Hacker News new | ask | show | jobs
by lyonlim 3142 days ago
Curious how Twitter detects when it's Chinese or Japanese to restrict the length to 140 chars. What if it's a tweet that starts with English, then includes Chinese characters? Is that what the progress indicator is for, to let Twitter detect the language?
3 comments

They've made CJK characters (including fullwidth characters of any kind, without exception for Latin letters or Arabic numerals) count as 2 characters.
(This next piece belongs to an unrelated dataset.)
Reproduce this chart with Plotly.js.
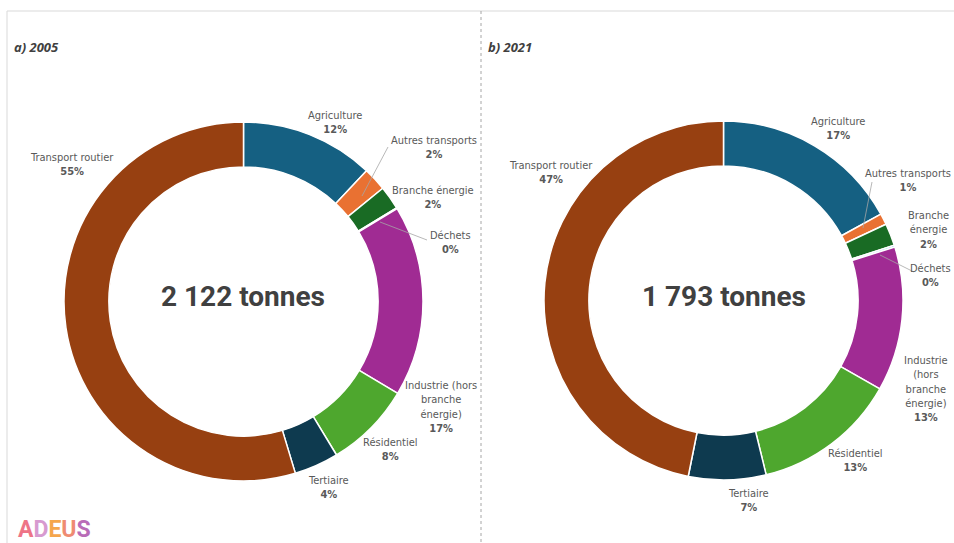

In a mixed alphanumeric/CJK tweet, the CJK part will simply count doubly towards your character limit.
Interesting... of course 70 characters of Mandarin would be the equivalent of over 400 characters of English. I suppose that plus goog-Translate would be another even less readable way to avoid the limit... since Chinese language speakers by and large just use WeChat.
It is a brain-dead solution: any Unicode scalar value not matching /[\u0000-\u10ff\u2000-\u200d\u2010-\u201f\u2032-\u2037]/ doubles the cost. [1] The primary range ends at U+10FF because it conveniently excludes virtually all CJK characters (Hangul starts at U+1100) with relatively low error rates. Yet, it's still brain-dead.

[1] https://twitter.com/FakeUnicode/status/928030981805588480 (used to be /[\u0000-\u10ff]/ during the test period)

Try it! I wonder, too.